The thunder sound again, and the roar of the angel's scalding wind, and Dancy squints into the blinding light that's begun to leak from its eight sapphire eyes.

"No, angel," she says quietly. "I ain't forgot about you. I ain't forgotten about any of it."

The angel shrieks and swings its burning sword in a long, slow arc, leaving behind bits of fire and ember, ash and cinders, and now the air smells more like burning pitch and charred flesh than it smells like pine trees and summer rain and poisonous toadstools.

"Oh, I think you can probably keep up," she says, and turns her back on the Seraph.

And then there's only the dead, violated emptiness and the terrible silence that the angel always leaves behind when it goes.
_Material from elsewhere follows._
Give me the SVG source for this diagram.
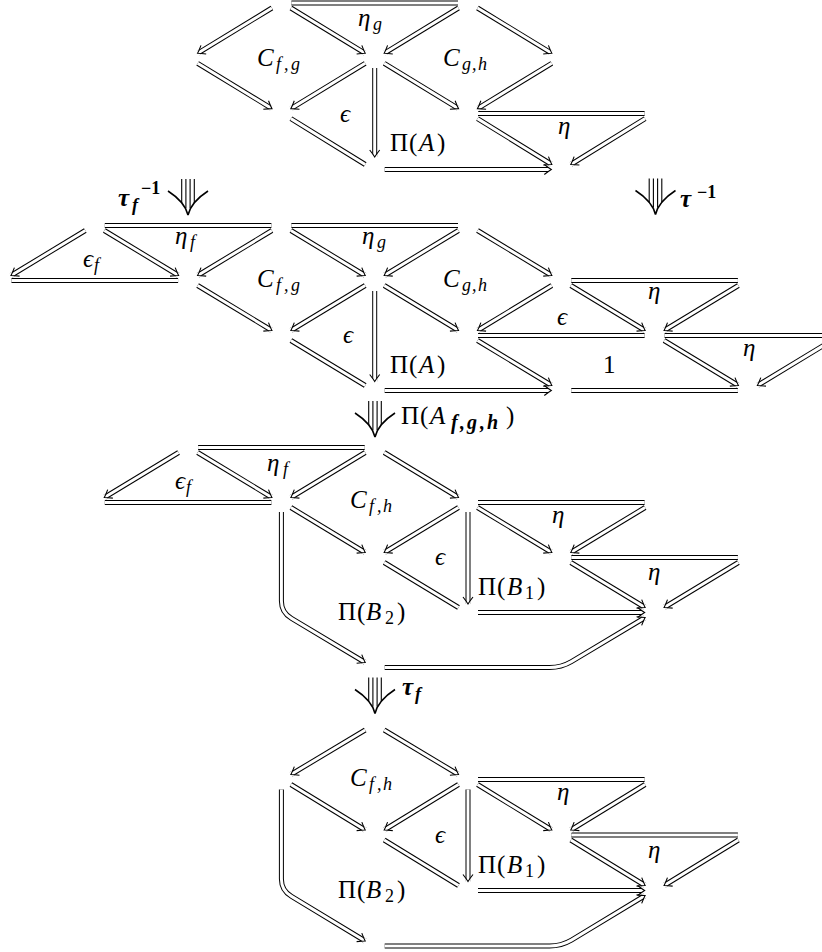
<svg xmlns="http://www.w3.org/2000/svg" width="822" height="952" viewBox="0 0 822 952">
<style>
.o{fill:none;stroke:#000;stroke-width:5}
.i{fill:none;stroke:#fff;stroke-width:3}
.h{marker-end:url(#h)}
text{font-family:"Liberation Serif","DejaVu Serif",serif;font-size:25px;fill:#000}
.it{font-style:italic}
.up{font-style:normal}
.s{font-size:18px}
.b{font-weight:bold}
</style>
<defs>
<marker id="h" markerUnits="userSpaceOnUse" orient="auto" markerWidth="20" markerHeight="20" viewBox="-10 -10 20 20" refX="0" refY="0" overflow="visible">
<path d="M-3.9,-2.7 L-3,-2 L-2.32,-1.52 L-1.375,-0.875 L-0.52,-0.32 L0,0 L-0.52,0.32 L-1.375,0.875 L-2.32,1.52 L-3,2 L-3.9,2.7 L1,2.7 L1,-2.7 Z" fill="#fff"/>
<path d="M-7,-5 Q-2.5,-1.5 0,0 Q-2.5,1.5 -7,5" fill="none" stroke="#000" stroke-width="1.1"/>
</marker>
<path id="a1" d="M271.9,8 L197.6,53.3"/>
<path id="a2" d="M290.9,8 L365.2,53.3"/>
<path id="a3" d="M458.5,8 L384.2,53.3"/>
<path id="a4" d="M477.5,8 L551.8,53.3"/>
<path id="a5" d="M291.4,3 L458,3"/>
<path id="a6" d="M197.6,63.3 L271.9,108.6"/>
<path id="a7" d="M365.2,63.3 L290.9,108.6"/>
<path id="a8" d="M384.2,63.3 L458.5,108.6"/>
<path id="a9" d="M551.8,63.3 L477.5,108.6"/>
<path id="a10" d="M374.7,68 L374.7,157"/>
<path id="a11" d="M290.9,118.6 L365.2,164.5"/>
<path id="a12" d="M478,113.6 L644.6,113.6"/>
<path id="a13" d="M477.5,118.6 L551.8,164.5"/>
<path id="a14" d="M645.1,118.6 L570.8,164.5"/>
<path id="a15" d="M384.7,169.5 L551.3,169.5"/>
<path id="b1" d="M104.8,225.5 L271.4,225.5"/>
<path id="b2" d="M291.4,225.5 L458,225.5"/>
<path id="b3" d="M85.3,230.5 L11,275.5"/>
<path id="b4" d="M104.3,230.5 L178.6,275.5"/>
<path id="b5" d="M11.5,280.5 L178.1,280.5"/>
<path id="b6" d="M271.9,230.5 L197.6,275.5"/>
<path id="b7" d="M290.9,230.5 L365.2,275.5"/>
<path id="b8" d="M458.5,230.5 L384.2,275.5"/>
<path id="b9" d="M477.5,230.5 L551.8,275.5"/>
<path id="b10" d="M197.6,285.5 L271.9,330.5"/>
<path id="b11" d="M365.2,285.5 L290.9,330.5"/>
<path id="b12" d="M384.2,285.5 L458.5,330.5"/>
<path id="b13" d="M551.8,285.5 L477.5,330.5"/>
<path id="b14" d="M374.7,291 L374.7,381.5"/>
<path id="b15" d="M571.3,280.5 L737.9,280.5"/>
<path id="b16" d="M570.8,285.5 L645.1,330.5"/>
<path id="b17" d="M738.4,285.5 L664.1,330.5"/>
<path id="b18" d="M478,335.5 L644.6,335.5"/>
<path id="b19" d="M664.6,335.5 L831.2,335.5"/>
<path id="b20" d="M290.9,340.5 L365.2,385.5"/>
<path id="b21" d="M477.5,340.5 L551.8,385.5"/>
<path id="b22" d="M664.1,340.5 L738.4,385.5"/>
<path id="b23" d="M831.7,340.5 L757.4,385.5"/>
<path id="b24" d="M384.7,390.5 L551.3,390.5"/>
<path id="b25" d="M571.3,390.5 L737.9,390.5"/>
<path id="c1" d="M198.1,447.5 L364.7,447.5"/>
<path id="c2" d="M178.6,452.5 L104.3,497.5"/>
<path id="c3" d="M197.6,452.5 L271.9,497.5"/>
<path id="c4" d="M104.8,502.5 L271.4,502.5"/>
<path id="c5" d="M365.2,452.5 L290.9,497.5"/>
<path id="c6" d="M384.2,452.5 L458.5,497.5"/>
<path id="c7" d="M290.9,507.5 L365.2,552.5"/>
<path id="c8" d="M458.5,507.5 L384.2,552.5"/>
<path id="c9" d="M468,512 L468,604"/>
<path id="c10" d="M384.2,562.5 L458.5,607.5"/>
<path id="c11" d="M478,502.5 L644.6,502.5"/>
<path id="c12" d="M477.5,507.5 L551.8,552.5"/>
<path id="c13" d="M645.1,507.5 L570.8,552.5"/>
<path id="c14" d="M571.3,557.5 L737.9,557.5"/>
<path id="c15" d="M570.8,562.5 L645.1,607.5"/>
<path id="c16" d="M738.4,562.5 L664.1,607.5"/>
<path id="c17" d="M478,612.5 L644.6,612.5"/>
<path id="c18" d="M281.4,512 L281.4,601 Q281.4,612.5 291.5,618.4 L365.2,662.5"/>
<path id="c19" d="M384.7,667.5 L549.6,667.5 Q561.3,667.5 571.4,661.6 L645.1,617.5"/>
<path id="d1" d="M365.2,730 L290.9,774.5"/>
<path id="d2" d="M384.2,730 L458.5,774.5"/>
<path id="d3" d="M290.9,784.5 L365.2,830"/>
<path id="d4" d="M458.5,784.5 L384.2,830"/>
<path id="d5" d="M468,789.5 L468,881.5"/>
<path id="d6" d="M384.2,840 L458.5,885.5"/>
<path id="d7" d="M478,779.5 L644.6,779.5"/>
<path id="d8" d="M477.5,784.5 L551.8,830"/>
<path id="d9" d="M645.1,784.5 L570.8,830"/>
<path id="d10" d="M571.3,835 L737.9,835"/>
<path id="d11" d="M570.8,840 L645.1,885.5"/>
<path id="d12" d="M738.4,840 L664.1,885.5"/>
<path id="d13" d="M478,890.5 L644.6,890.5"/>
<path id="d14" d="M281.4,789.5 L281.4,879 Q281.4,890.5 291.5,896.4 L365.2,941"/>
<path id="d15" d="M384.7,946 L549.6,946 Q561.3,946 571.4,940.1 L645.1,895.5"/>
<g id="tri" fill="none" stroke="#000">
<line x1="-6.3" y1="-36" x2="-6.3" y2="-12" stroke-width="1.1"/>
<line x1="-2.1" y1="-36" x2="-2.1" y2="-7" stroke-width="1.1"/>
<line x1="2.1" y1="-36" x2="2.1" y2="-7" stroke-width="1.1"/>
<line x1="6.3" y1="-36" x2="6.3" y2="-12" stroke-width="1.1"/>
<path d="M-20,-24 Q-3,-13 0,0 Q3,-13 20,-24" stroke-width="1.6"/>
</g>
</defs>
<rect width="822" height="952" fill="#fff"/>
<g id="connectors">
<g class="o">
<use href="#a1"/><use href="#a2"/><use href="#a3"/><use href="#a4"/><use href="#a5"/><use href="#a6"/><use href="#a7"/><use href="#a8"/><use href="#a9"/><use href="#a10"/><use href="#a11"/><use href="#a12"/><use href="#a13"/><use href="#a14"/><use href="#a15"/>
<use href="#b1"/><use href="#b2"/><use href="#b3"/><use href="#b4"/><use href="#b5"/><use href="#b6"/><use href="#b7"/><use href="#b8"/><use href="#b9"/><use href="#b10"/><use href="#b11"/><use href="#b12"/><use href="#b13"/><use href="#b14"/><use href="#b15"/><use href="#b16"/><use href="#b17"/><use href="#b18"/><use href="#b19"/><use href="#b20"/><use href="#b21"/><use href="#b22"/><use href="#b23"/><use href="#b24"/><use href="#b25"/>
<use href="#c1"/><use href="#c2"/><use href="#c3"/><use href="#c4"/><use href="#c5"/><use href="#c6"/><use href="#c7"/><use href="#c8"/><use href="#c9"/><use href="#c10"/><use href="#c11"/><use href="#c12"/><use href="#c13"/><use href="#c14"/><use href="#c15"/><use href="#c16"/><use href="#c17"/><use href="#c18"/><use href="#c19"/>
<use href="#d1"/><use href="#d2"/><use href="#d3"/><use href="#d4"/><use href="#d5"/><use href="#d6"/><use href="#d7"/><use href="#d8"/><use href="#d9"/><use href="#d10"/><use href="#d11"/><use href="#d12"/><use href="#d13"/><use href="#d14"/><use href="#d15"/>
</g>
<g class="i">
<use href="#a1" class="h"/><use href="#a2" class="h"/><use href="#a3" class="h"/><use href="#a4" class="h"/><use href="#a5"/><use href="#a6" class="h"/><use href="#a7" class="h"/><use href="#a8" class="h"/><use href="#a9" class="h"/><use href="#a10" class="h"/><use href="#a11"/><use href="#a12"/><use href="#a13" class="h"/><use href="#a14" class="h"/><use href="#a15" class="h"/>
<use href="#b1"/><use href="#b2"/><use href="#b3" class="h"/><use href="#b4" class="h"/><use href="#b5"/><use href="#b6" class="h"/><use href="#b7" class="h"/><use href="#b8" class="h"/><use href="#b9" class="h"/><use href="#b10" class="h"/><use href="#b11" class="h"/><use href="#b12" class="h"/><use href="#b13" class="h"/><use href="#b14" class="h"/><use href="#b15"/><use href="#b16" class="h"/><use href="#b17" class="h"/><use href="#b18"/><use href="#b19"/><use href="#b20"/><use href="#b21" class="h"/><use href="#b22" class="h"/><use href="#b23" class="h"/><use href="#b24" class="h"/><use href="#b25"/>
<use href="#c1"/><use href="#c2" class="h"/><use href="#c3" class="h"/><use href="#c4"/><use href="#c5" class="h"/><use href="#c6" class="h"/><use href="#c7" class="h"/><use href="#c8" class="h"/><use href="#c9" class="h"/><use href="#c10"/><use href="#c11"/><use href="#c12" class="h"/><use href="#c13" class="h"/><use href="#c14"/><use href="#c15" class="h"/><use href="#c16" class="h"/><use href="#c17" class="h"/><use href="#c18" class="h"/><use href="#c19" class="h"/>
<use href="#d1" class="h"/><use href="#d2" class="h"/><use href="#d3" class="h"/><use href="#d4" class="h"/><use href="#d5" class="h"/><use href="#d6"/><use href="#d7"/><use href="#d8" class="h"/><use href="#d9" class="h"/><use href="#d10"/><use href="#d11" class="h"/><use href="#d12" class="h"/><use href="#d13" class="h"/><use href="#d14" class="h"/><use href="#d15" class="h"/>
</g>
</g>
<g id="cell-tau-f-inv"><use href="#tri" transform="translate(188,215)"/></g>
<g id="cell-tau-inv"><use href="#tri" transform="translate(655.5,214.5)"/></g>
<g id="cell-pi-afgh"><use href="#tri" transform="translate(375,437)"/></g>
<g id="cell-tau-f"><use href="#tri" transform="translate(375,713.5)"/></g>
<g id="labels-1">
<g id="l1-eta-g"><text class="it" x="358" y="26">η<tspan class="s" x="373" y="30">g</tspan></text></g>
<g id="l1-cfg"><text class="it" x="257" y="66">C<tspan class="s" x="276 284 291" y="70">f,g</tspan></text></g>
<g id="l1-cgh"><text class="it" x="443" y="66">C<tspan class="s" x="462 472 478" y="70">g,h</tspan></text></g>
<g id="l1-eps"><text class="it" x="340" y="122">ϵ</text></g>
<g id="l1-pia"><text x="390" y="151">Π<tspan x="409">(</tspan><tspan class="it" x="419">A</tspan><tspan x="437">)</tspan></text></g>
<g id="l1-eta"><text class="it" x="558" y="134">η</text></g>
</g>
<g id="labels-2">
<g id="l2-tau-f-inv"><text class="it b" x="118" y="206">τ<tspan class="s" x="132" y="211">f</tspan><tspan class="s up" x="141" y="194">−1</tspan></text></g>
<g id="l2-tau-inv"><text class="it b" x="680" y="207">τ<tspan class="s up" x="697" y="198">−1</tspan></text></g>
<g id="l2-eta-f"><text class="it" x="175" y="244">η<tspan class="s" x="190" y="248">f</tspan></text></g>
<g id="l2-eps-f"><text class="it" x="83" y="267">ϵ<tspan class="s" x="94" y="271">f</tspan></text></g>
<g id="l2-eta-g"><text class="it" x="362" y="244">η<tspan class="s" x="377" y="248">g</tspan></text></g>
<g id="l2-cfg"><text class="it" x="257" y="287">C<tspan class="s" x="276 284 291" y="291">f,g</tspan></text></g>
<g id="l2-cgh"><text class="it" x="443" y="287">C<tspan class="s" x="462 472 478" y="291">g,h</tspan></text></g>
<g id="l2-eps"><text class="it" x="343" y="343">ϵ</text></g>
<g id="l2-pia"><text x="390" y="373">Π<tspan x="409">(</tspan><tspan class="it" x="419">A</tspan><tspan x="437">)</tspan></text></g>
<g id="l2-eta1"><text class="it" x="648" y="299">η</text></g>
<g id="l2-eps2"><text class="it" x="557" y="325">ϵ</text></g>
<g id="l2-eta2"><text class="it" x="743" y="356">η</text></g>
<g id="l2-one"><text x="603" y="373">1</text></g>
</g>
<g id="labels-3">
<g id="l3-pi-afgh"><text x="401" y="424">Π<tspan x="420">(</tspan><tspan class="it" x="430">A</tspan><tspan class="it b" font-size="20" x="451 460 467 480 487" y="429">f,g,h</tspan><tspan x="506" y="424">)</tspan></text></g>
<g id="l3-eta-f"><text class="it" x="267" y="471">η<tspan class="s" x="283" y="475">f</tspan></text></g>
<g id="l3-eps-f"><text class="it" x="175" y="489">ϵ<tspan class="s" x="186" y="493">f</tspan></text></g>
<g id="l3-cfh"><text class="it" x="350" y="508">C<tspan class="s" x="369 377 383" y="512">f,h</tspan></text></g>
<g id="l3-eps"><text class="it" x="435" y="565">ϵ</text></g>
<g id="l3-pib2"><text x="338" y="620">Π<tspan x="357">(</tspan><tspan class="it" x="366">B</tspan><tspan class="s" x="385" y="624">2</tspan><tspan x="397" y="620">)</tspan></text></g>
<g id="l3-eta1"><text class="it" x="552" y="523">η</text></g>
<g id="l3-eta2"><text class="it" x="648" y="580">η</text></g>
<g id="l3-pib1"><text x="478" y="595">Π<tspan x="497">(</tspan><tspan class="it" x="507">B</tspan><tspan class="s" x="525" y="599">1</tspan><tspan x="537" y="595">)</tspan></text></g>
</g>
<g id="labels-4">
<g id="l4-tau-f"><text class="it b" x="402" y="695">τ<tspan class="s" x="415" y="700">f</tspan></text></g>
<g id="l4-cfh"><text class="it" x="350" y="785.5">C<tspan class="s" x="369 377 383" y="789.5">f,h</tspan></text></g>
<g id="l4-eta1"><text class="it" x="557" y="800">η</text></g>
<g id="l4-eps"><text class="it" x="435" y="842.5">ϵ</text></g>
<g id="l4-pib1"><text x="478" y="873">Π<tspan x="497">(</tspan><tspan class="it" x="507">B</tspan><tspan class="s" x="525" y="877">1</tspan><tspan x="537" y="873">)</tspan></text></g>
<g id="l4-eta2"><text class="it" x="648" y="857.5">η</text></g>
<g id="l4-pib2"><text x="338" y="898">Π<tspan x="357">(</tspan><tspan class="it" x="366">B</tspan><tspan class="s" x="385" y="902">2</tspan><tspan x="397" y="898">)</tspan></text></g>
</g>
</svg>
Very slowly, by hesitant degrees, all the murmuring forest noises return, and Dancy walks just a little faster than before; she's relieved when the high pines finally fall away on either side of the road and the land opens up, changing once more to farms and wild prairie. Pastures and cows, barbed-wire fences and a small service station maybe a hundred yards or so farther down the highway, and Dancy wishes she had the money for a Coke. A Coke would be good, syrupy sweet and ice cold and bubbling on her tongue. But at least they won't charge her to use the toilet, and she can wash up a little and piss without having to worry about squatting in poison oak.

She doesn't look back at the woods again, the trees standing straight and tall on either side of the highway. That part of her life is over, lived and past and done with, one small stretch of road she only needed to walk once, and, besides, she knows the angel won't come to her again for days.

After the rain and the Seraph's whirlwind, the afternoon is still and cool, and her boots seem very loud on the wet pavement. It only takes her a few more minutes to reach the service station, where an old man is sitting on a plastic milk crate beneath a corrugated tin awning. He waves to her, and Dancy waves back at him, then she tugs at the green canvas strap on her duffel bag because her shoulder's gone to sleep again.

There's a big plywood billboard beside the road, but it's not nearly so tall as the faded Texaco sign-that round placard dangling from a lamppost, a perfect black circle to contain its five-pointed red pentacle, that witch's symbol to keep out some great evil. Dancy already knows all about pentagrams, so she turns her attention to the billboard, instead; it reads live panther-deadly man eater in sloppy whitewash lettering.

She leaves the highway, skirting the edges of a wide orange-brown mud hole where the Texaco's parking lot and driveway begins, crunching across the white-grey limestone gravel strewn around the gasoline pumps. The old man is standing up now, digging about in a pocket of his overalls.

"How ya doin' there, sport?" he asks her, and his hand reappears with half a roll of wintergreen Certs.

"I'm fine," she says, not smiling because her shoulder hurts too much. "You got a bathroom I can use?"

"You gonna buy somethin'?" he asks and pops one of the Certs into his mouth. His teeth are stained yellow-brown, like turtle bones that have been lying for years at the bottom of a cypress spring.

"I don't have any money," she tells him.

"Hell," he says and sits back down on the plastic milk crate. "Well, I don't guess that makes no difference. The privy's right inside. But you better damn flush when you're done, you hear me? And don't you get piss on the seat."

Dancy nods her head, then stares at him until the old man leans back and blinks at her.

"You want somethin' else?"

"Do you really have a live panther?" she asks him, and the man arches both his eyebrows and grins, showing off his yellow-brown, tobacco-stained smile again.